Devotional practice, spiritual striving and ascetic discipline are all for the sake of purifying oneself, not because God needs them.

By Dr. Javad Nurbakhsh

The essential message of Sufism, a message holding true for all sufis, is this; to remember God and serve others.
The purpose of remembering God is to focus solely on Divine Unity. To achieve such constant consciousness of God or Absolute Being, the sufi strives to let go of the consciousness of other things, to gradually forget anything other than God, until one can exclaim:
All that I’ve read and known I have forgotten:
Only awareness of the Friend now remains constant.
Bayazid had a disciple who had remained with him for 20 years. Each time the disciple came to Bayazid the master would ask the man his name. After two decades of this, the disciple one day ventured to suggest that Bayazid was merely poking fun at him by asking his name time after time. “My boy”, replied the master, “I’m not making fun of you. It is just that only God’s Name ever comes to me, sweeping all other names from my heart. Thus, as soon as I hear your name each day, I forget it.”
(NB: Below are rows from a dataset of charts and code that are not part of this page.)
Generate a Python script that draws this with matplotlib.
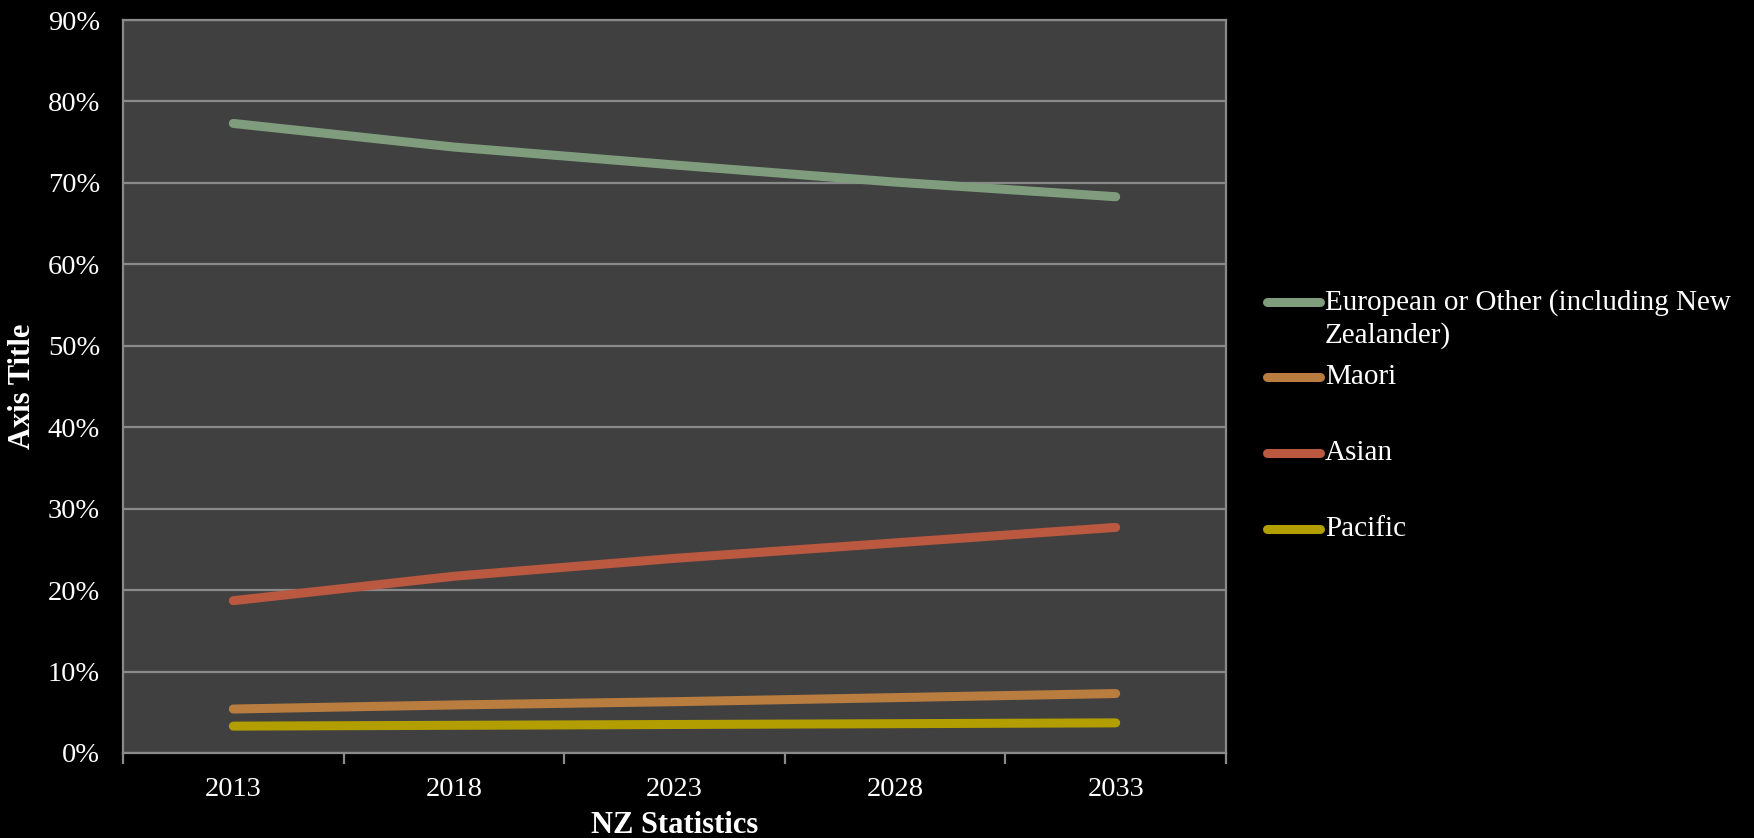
import matplotlib
matplotlib.use("Agg")
import matplotlib.pyplot as plt
from matplotlib.lines import Line2D
from matplotlib.ticker import FixedLocator, FuncFormatter

plt.rcParams['font.family'] = ['Liberation Serif', 'DejaVu Serif']

years = ["2013", "2018", "2023", "2028", "2033"]
european = [77.3, 74.4, 72.2, 70.1, 68.3]
maori = [5.4, 5.9, 6.3, 6.8, 7.3]
asian = [18.7, 21.7, 23.9, 25.8, 27.7]
pacific = [3.3, 3.4, 3.5, 3.6, 3.7]

series_names = ["European or Other (including New\nZealander)", "Maori", "Asian", "Pacific"]
series_values = [european, maori, asian, pacific]
series_colors = ["#7f9c7c", "#b97d40", "#ba5840", "#b39e00"]

W, H = 1754, 838
fig = plt.figure(figsize=(W / 100, H / 100), dpi=100, facecolor="black")
ax = fig.add_axes([123 / W, 1 - 753 / H, (1226 - 123) / W, (753 - 20) / H])
ax.set_facecolor("#404040")

x = list(range(len(years)))
for vals, col in zip(series_values, series_colors):
    ax.plot(x, vals, color=col, lw=6.5, solid_capstyle="round", zorder=3)

ax.set_xlim(-0.5, len(years) - 0.5)
ax.set_ylim(0, 90)
ax.yaxis.set_major_locator(FixedLocator(range(0, 91, 10)))
ax.yaxis.set_major_formatter(FuncFormatter(lambda v, p: f"{int(v)}%"))
ax.grid(axis="y", color="#8a8a8a", lw=1.6, zorder=1)
ax.set_axisbelow(True)

ax.set_xticks([i - 0.5 for i in range(len(years) + 1)])
ax.set_xticklabels([])
ax.set_xticks(x, minor=True)
ax.set_xticklabels(years, minor=True)
ax.tick_params(axis="x", which="major", length=8, width=1.6, color="#8a8a8a")
ax.tick_params(axis="x", which="minor", length=0, pad=17, labelsize=20.5, labelcolor="white")
ax.tick_params(axis="y", length=0, pad=16.5, labelsize=20.5, labelcolor="white")

for s in ax.spines.values():
    s.set_color("#8a8a8a")
    s.set_linewidth(1.6)

fig.text(23 / W, 1 - 386 / H, "Axis Title", rotation=90, ha="center", va="center",
         color="white", fontsize=22, fontweight="bold")
fig.text(674.5 / W, 1 - 825 / H, "NZ Statistics", ha="center", va="center",
         color="white", fontsize=22, fontweight="bold")

# legend on the right
legend_y = [302, 377, 453, 529]
for name, col, yy in zip(series_names, series_colors, legend_y):
    fig.add_artist(Line2D([1267 / W, 1320 / W], [1 - yy / H, 1 - yy / H], color=col,
                          lw=6.5, solid_capstyle="round", transform=fig.transFigure))
    fig.text(1325 / W, 1 - (yy - 13) / H, name, ha="left", va="top", color="white",
             fontsize=21, linespacing=1.3)

fig.savefig("out.png", dpi=100, facecolor="black")
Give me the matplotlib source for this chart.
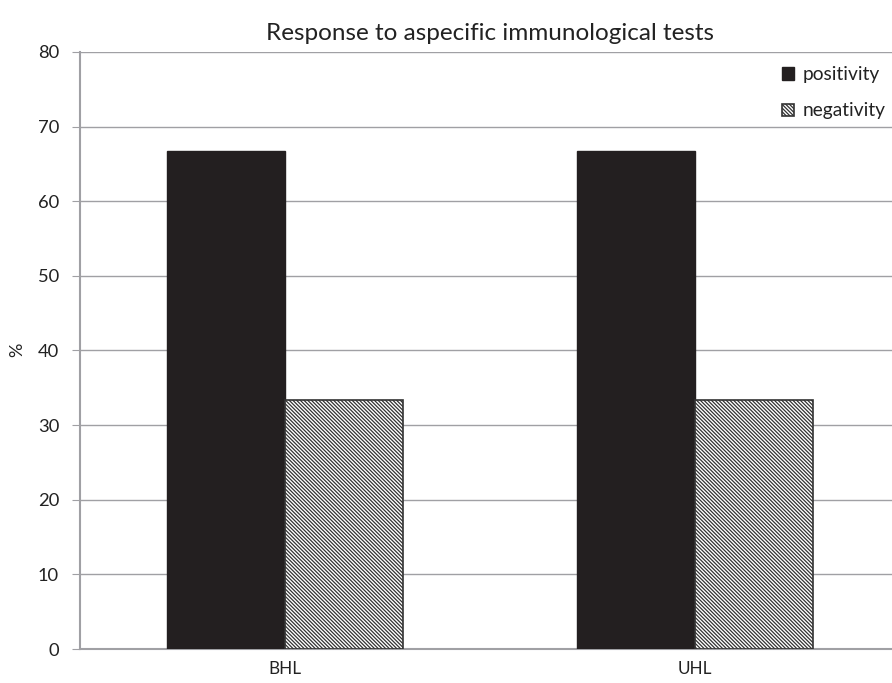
import matplotlib.pyplot as plt
import numpy as np

plt.rcParams['font.family'] = ['Lato', 'DejaVu Sans']
plt.rcParams['hatch.color'] = '#a6a6a6'
plt.rcParams['hatch.linewidth'] = 0.9

groups = ['BHL', 'UHL']
positivity = [66.7, 66.7]
negativity = [33.3, 33.3]

fig = plt.figure(figsize=(8.92, 6.83), dpi=100)
ax = fig.add_axes([80 / 892, 34 / 683, 820 / 892, 597 / 683])

ind = np.arange(len(groups))
w = 0.288
p1 = ax.bar(ind - w / 2, positivity, width=w, color='#231f20', edgecolor='#231f20', zorder=3)
p2 = ax.bar(ind + w / 2, negativity, width=w, color='white', edgecolor='#333333',
            hatch='\\' * 9, linewidth=1.2, zorder=3)

ax.set_xlim(-0.5, 1.5)
ax.set_ylim(0, 80)
ax.set_yticks(np.arange(0, 81, 10))
ax.set_xticks(ind)
ax.set_xticklabels(groups, fontsize=12.3, color='#222222')
ax.tick_params(axis='x', length=0, pad=9)
ax.tick_params(axis='y', length=6, color='#a0a0a4', labelsize=13.2, labelcolor='#222222', pad=9)
ax.yaxis.grid(True, color='#a0a0a4', linewidth=1.0, zorder=0)
for s in ['top', 'right']:
    ax.spines[s].set_visible(False)
for s in ['left', 'bottom']:
    ax.spines[s].set_color('#a0a0a4')
    ax.spines[s].set_linewidth(1.5)

fig.text(17 / 892, 1 - 350 / 683, '%', rotation=90, ha='center', va='center',
         fontsize=13, color='#222222')
fig.text(490 / 892, 1 - 33 / 683, 'Response to aspecific immunological tests',
         ha='center', va='center', fontsize=17.5, color='#222222')

leg = fig.legend((p1[0], p2[0]), ('positivity', 'negativity'), loc='upper right',
                 bbox_to_anchor=(1.012, 1 - 49 / 683), frameon=False, fontsize=13.8,
                 handlelength=0.6, handleheight=0.6, handletextpad=0.45, labelspacing=1.0)
for t in leg.get_texts():
    t.set_color('#222222')

plt.savefig('out.png', dpi=100)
When one becomes a sufi and loves God, that person loves all beings as manifestations of God and serves them. Devotional practice, spiritual striving and ascetic discipline are all for the sake of purifying oneself, not because God needs them. Service to others, though, means service to God. A true sufi strives to make the hearts of others joyful so that god will be pleased. In effect, this means serving God. That is, if you wish to serve God, you must serve others:
Devotional practice has nothing to do with rosary, prayer-rug or robe;
The true practices of devotion
is but serving others.
The sincere sufi is one who inwardly remembers God while outwardly serving others.